Performance Measurements

  • Can the vendor provide measurements of the effect of the cache engine?
  • For example, has the reduction in bandwidth consumption been measured? What is the difference between the number of megabytes per second that come out of the server and go into it? Who has measured it?
  • Has the reduction in server load been measured?
  • Is the reduction in latency -- the time it takes for a response to be fulfilled by the cache rather than by the source server -- measurable?

Scalability

  • How scalable is the shared-caching solution? Can it scale from large to small networks as a business changes?
  • What is the maximum number of concurrent connections the proxy cache can maintain?
  • Does the proxy cache notify the client when its limit has been reached?
  • Can it be easily clustered and load-balanced? If yes, does the server have cloning of system volumes, data, and programs?

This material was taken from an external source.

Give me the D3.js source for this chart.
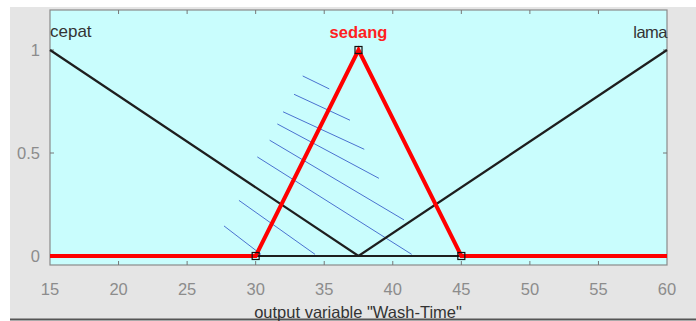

Administration and Configuration

Data Management

  • Does the caching solution have centralized data-management tools?
  • Do those tools allow for remote monitoring and administration of the following?

    • Performance
    • Availability
    • Utilization
    • Errors

  • Is the size of the cache configurable?
  • What kind of interface does the administration provide? Can it be remotely administered?

Bandwidth and Content Management

  • How much control does the network administrator have over bandwidth consumption, meeting of on-demand delivery, and internal and external delivery of content?
  • Can the administrator limit the bandwidth between the proxy and the source server?

    • Restrict the bandwidth connection to clients?
    • Limit the number of concurrent connections?

  • If the solution is a cluster of cache engines, can administrators proxy caches and manage bandwidth at lower nodes in the network?
  • Does it allow network administrators to route requests, providing an additional level of control?
  • Can an administrator designate content as non-cachable?